O controle que vai valer até o fim do ano limita a US$ 10.000 mensais os montantes que indivíduos podem adquirir, impede as empresas de acumularem divisas e obriga os exportadores a liquidarem suas divisas entre cinco e 15 dias.

"Achamos que estas medidas vão funcionar. Fazem parte de um programa", afirmou Lacunza, ao se referir à decisão anterior de lançar uma reestruturação da dívida pública, com adiamento do vencimento de letras e títulos, bem como do empréstimo de US$ 57,1 bilhões que o Fundo Monetário Internacional (FMI) concedeu à Argentina em 2018.

Feriado nos EUA, filas na Argentina

Ainda é difícil quantificar o efeito dessas divisas.

"Por ser feriado nesta segunda nos Estados Unidos, o mercado títulos e o de ADR (ações argentinas em Wall Street) não operam. A reação de verdade será vista a partir de terça", explicou à AFP o economista Héctor Rubini, da Universidad del Salvador.

Para a empresa Capital Economics, "o controle de capitais pode ajudar a prevenir a instabilidade na taxa de câmbio, mas estabelece um precedente preocupante", pois facilitaria o prolongamento das restrições ao governo que será eleito em outubro e vai assumir em 10 de dezembro.

Em Buenos Aires, muitos clientes fizeram fila na porta dos bancos. O fantasma da crise de 2001, quando a Argentina declarou moratória sobre sua dívida de US$ 100 bilhões e impôs uma restrição aos saques bancários, fez-se presente.

Em uma tentativa de tranquilizar poupadores, o governo garantiu que não haverá nenhum limite aos saques e pediu para os bancos estenderem seu horário de atendimento ao público.

Os depósitos em dólar nos bancos argentinos caíram 3,5 bilhões em 30 dias, o equivalente a 10,1% do total, segundo dados do Banco Central.
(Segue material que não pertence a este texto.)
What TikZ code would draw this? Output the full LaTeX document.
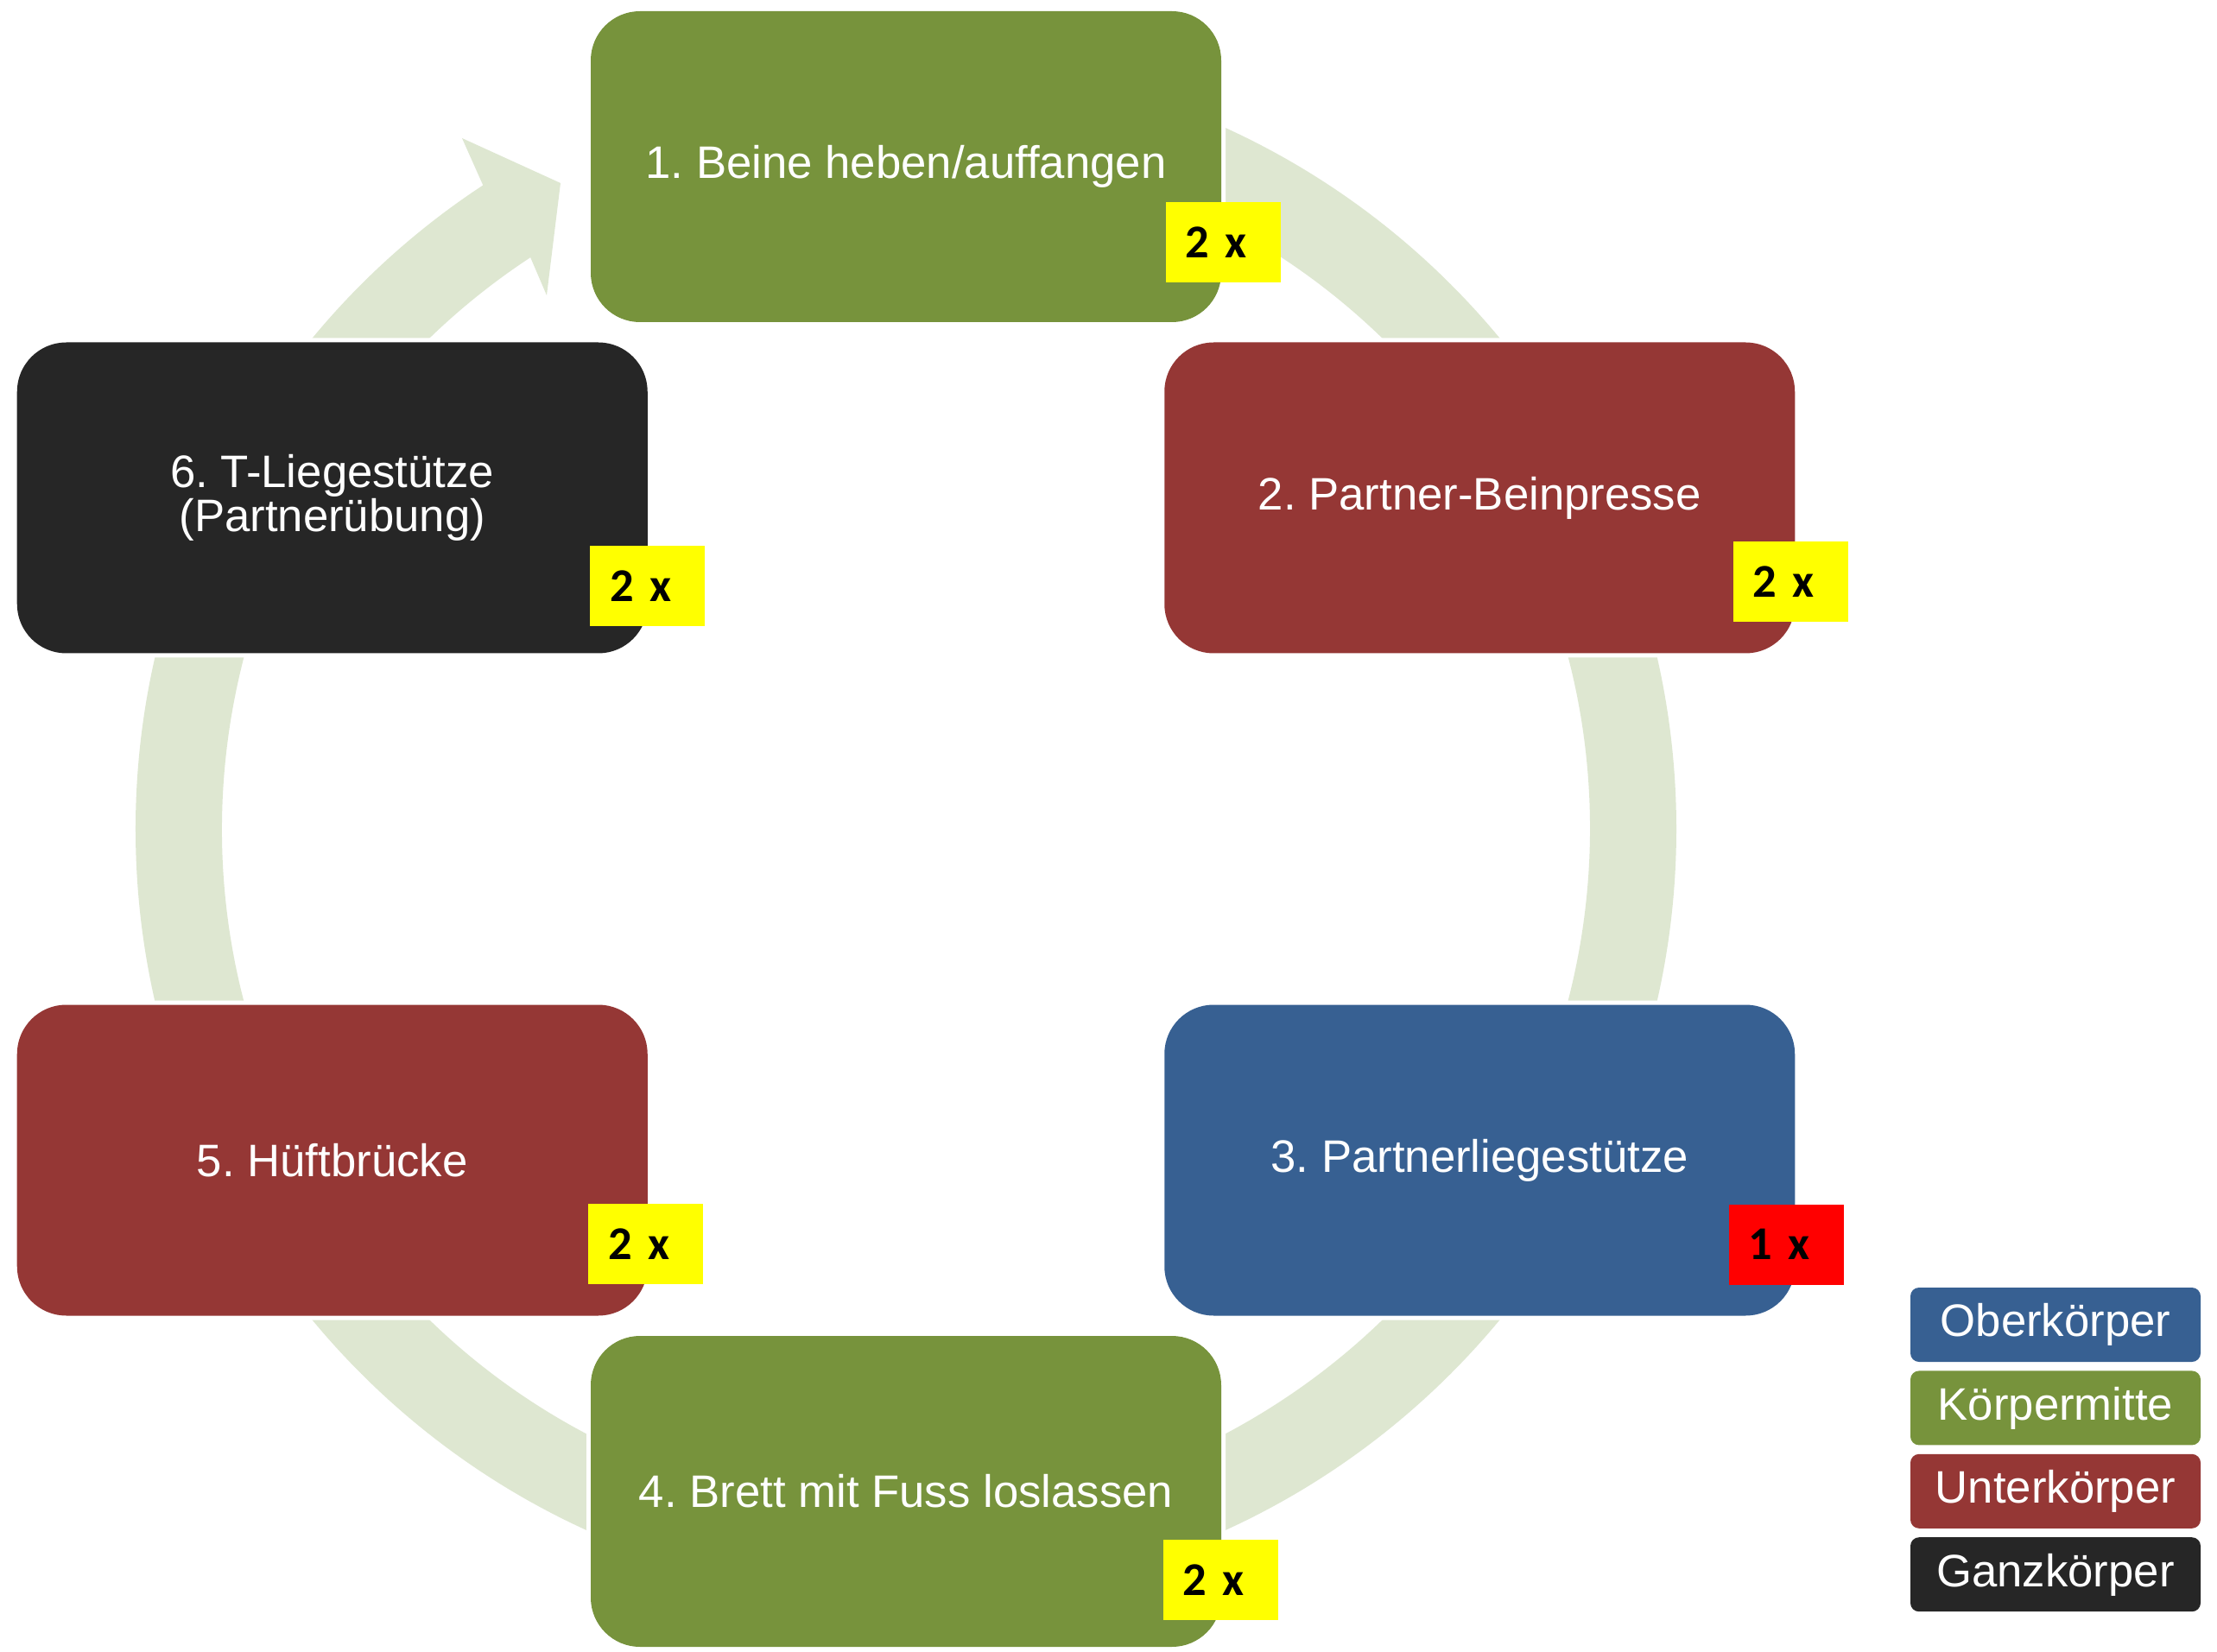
\documentclass[tikz,border=0pt]{standalone}
\usepackage{fontspec}
\setmainfont{Liberation Sans}
\newfontfamily\zahlfont{Carlito}
\usetikzlibrary{positioning}
\definecolor{oben}{RGB}{55,96,146}
\definecolor{mitte}{RGB}{119,147,60}
\definecolor{unten}{RGB}{149,55,53}
\definecolor{ganz}{RGB}{38,38,38}
\definecolor{kreis}{RGB}{222,231,209}
\definecolor{gelb}{RGB}{255,255,0}

\begin{document}
\frenchspacing
\begin{tikzpicture}[x=0.1mm, y=0.1mm,
	station/.style={shape=rectangle, rounded corners=5.7mm, minimum width=73mm, minimum height=36mm, inner sep=0pt, outer sep=0pt, text=white, align=center, font=\fontsize{15}{14.6}\selectfont, preaction={draw=white, line width=1mm}},
	anzahl/.style={shape=rectangle, fill=gelb, anchor=south west, minimum width=13.3mm, minimum height=9.3mm, inner xsep=2.3mm, text width=8.7mm, align=left, font=\zahlfont\bfseries\fontsize{15.5}{16}\selectfont},
	legende/.style={shape=rectangle, rounded corners=1mm, minimum width=33.6mm, minimum height=8.6mm, inner sep=0pt, text=white, text depth=0.3em, font=\fontsize{15}{16}\selectfont}]
		
		\fill[white] (-1049,-946) rectangle (1518,960);
		\fill[kreis] (90:892) arc[start angle=90, end angle=-236.7, radius=892] -- (-514,800) -- (-400,748) -- (-416,618) -- (-236.7:792) arc[start angle=-236.7, end angle=90, radius=792] -- cycle;
		
		\node (s1) at (90 : 767) [station, fill=mitte] {1. Beine heben/auffangen};
		\node (s2) at (30 : 767) [station, fill=unten] {2. Partner-Beinpresse};
		\node (s3) at (-30 : 767) [station, fill=oben] {3. Partnerliegestütze};
		\node (s4) at (-90 : 767) [station, fill=mitte] {4. Brett mit Fuss loslassen};
		\node (s5) at (-150 : 767) [station, fill=unten] {5. Hüftbrücke};
		\node (s6) at (150 : 767) [station, fill=ganz] {6. T-Liegestütze\\(Partnerübung)};
		
		\node (n1) at ([shift={(-65,45)}]s1.south east) [anzahl] {2 x};
		\node (n2) at ([shift={(-72,36)}]s2.south east) [anzahl] {2 x};
		\node (n3) at ([shift={(-77,35)}]s3.south east) [anzahl, fill=red] {1 x};
		\node (n4) at ([shift={(-68,30)}]s4.south east) [anzahl] {2 x};
		\node (n5) at ([shift={(-69,36)}]s5.south east) [anzahl] {2 x};
		\node (n6) at ([shift={(-67,31)}]s6.south east) [anzahl] {2 x};
		
		\node (l1) at (1331,-574) [legende, fill=oben] {Oberkörper};
		\node (l2) [legende, fill=mitte, below=0.9mm of l1] {Körpermitte};
		\node (l3) [legende, fill=unten, below=0.9mm of l2] {Unterkörper};
		\node (l4) [legende, fill=ganz, below=0.9mm of l3] {Ganzkörper};
	\end{tikzpicture}
\end{document}
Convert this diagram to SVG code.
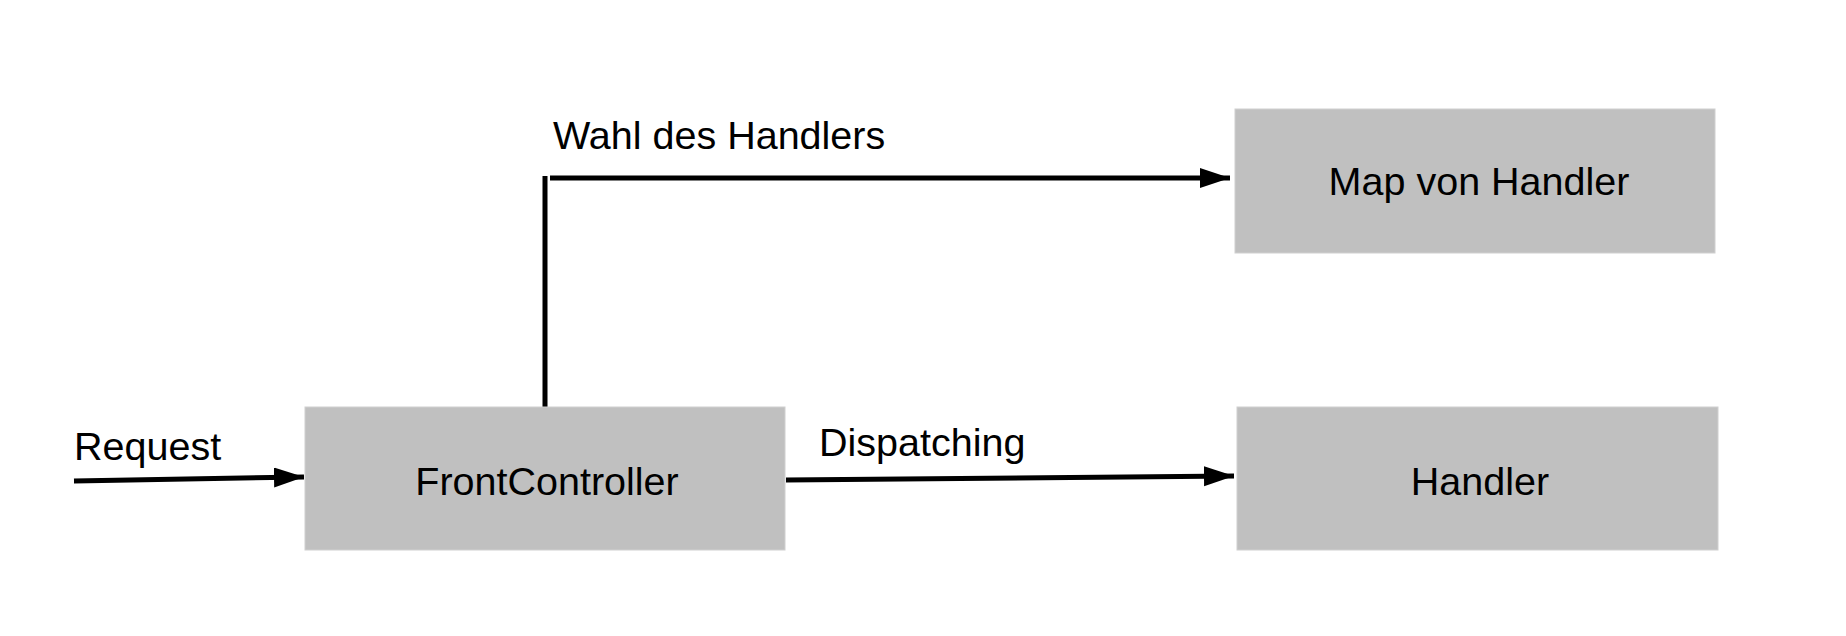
<svg xmlns="http://www.w3.org/2000/svg" width="1846" height="636" viewBox="0 0 1846 636">
<style>
.box{fill:#c0c0c0;stroke:#d0d0d0;stroke-width:1}
.t{font-family:"Liberation Sans",Arial,sans-serif;font-size:39.5px;fill:#000}
.c{text-anchor:middle}
.ln{stroke:#000;stroke-width:5;fill:none}
</style>
<defs>
<marker id="ah" markerUnits="userSpaceOnUse" markerWidth="32" markerHeight="22" refX="30" refY="10" orient="auto">
<path d="M0,0 L30,10 L0,20 Z" fill="#000"/>
</marker>
</defs>
<rect width="1846" height="636" fill="#fff"/>
<g id="connectors">
<line class="ln" x1="545" y1="176" x2="545" y2="407"/>
<line class="ln" x1="550" y1="178" x2="1230" y2="178" marker-end="url(#ah)"/>
<line class="ln" x1="74" y1="481" x2="304" y2="477" marker-end="url(#ah)"/>
<line class="ln" x1="786" y1="480" x2="1234" y2="476" marker-end="url(#ah)"/>
<text class="t" x="74" y="460">Request</text>
<text class="t" x="553" y="149">Wahl des Handlers</text>
<text class="t" x="819" y="456">Dispatching</text>
</g>
<g id="front-controller">
<rect class="box" x="305" y="407" width="480" height="143"/>
<text class="t c" x="547" y="495">FrontController</text>
</g>
<g id="map-von-handler">
<rect class="box" x="1235" y="109" width="480" height="144"/>
<text class="t c" x="1479" y="195">Map von Handler</text>
</g>
<g id="handler">
<rect class="box" x="1237" y="407" width="481" height="143"/>
<text class="t c" x="1480" y="495">Handler</text>
</g>
</svg>
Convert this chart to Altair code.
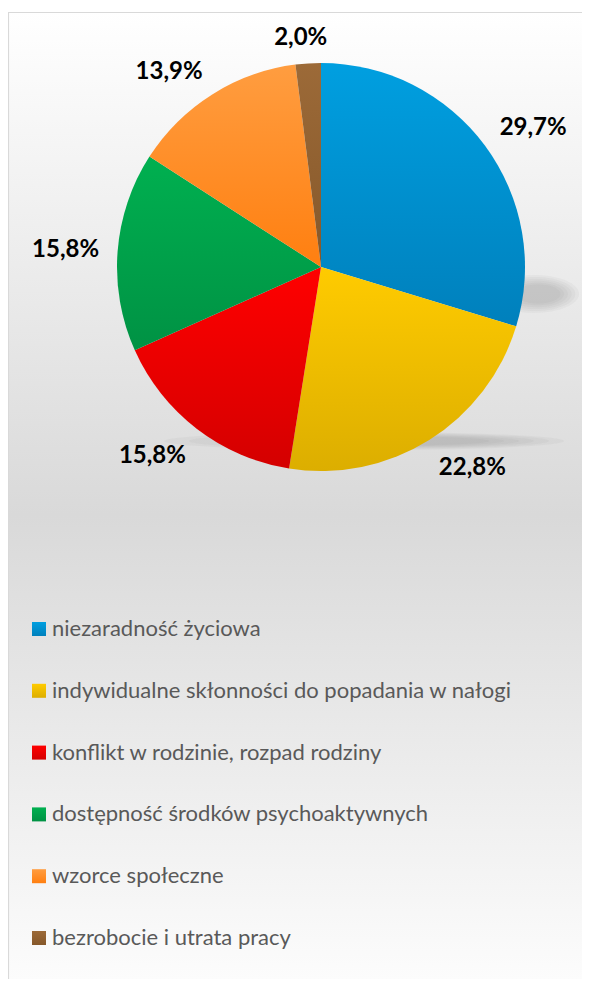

Uma crise bancária "é um evento possível", afirmou Rubini, ao explicar que os depósitos em dólar somam US$ 31,5 bilhões, e a reserva do Banco Central é de cerca de US$ 12 bilhões.

Eleições e FMI

Lacunza reconheceu que "está em jogo quem é o comandante, ou o capitão, do navio a partir de 10 de dezembro", quando começa o novo mandato presidencial.

A Argentina, que sofre com uma recessão desde 2018 com alta inflação (25% de janeiro a julho) e aumento da pobreza (32% no final do ano passado), viu um agravamento de sua crise econômica após as primárias em que o peronista Alberto Fernández, centro-esquerda, obteve uma diferença surpreendente de mais de 15% dos votos contra Macri.

Embora Fernández tenha descartado a possibilidade de um calote se chegar à presidência, ele também é muito crítico do programa do FMI.

A Argentina espera para setembro um desembolso de US$ 5,4 bilhões da agência, que até agora se absteve de comentar as novas medidas.

Para concretizar o repasse, "os técnicos precisam analisar os números do segundo trimestre de 2019, que estão bons. Mas eles sabem que estão investindo o dinheiro em um governo que poderá partir em dezembro. É uma situação difícil", completou Rubini.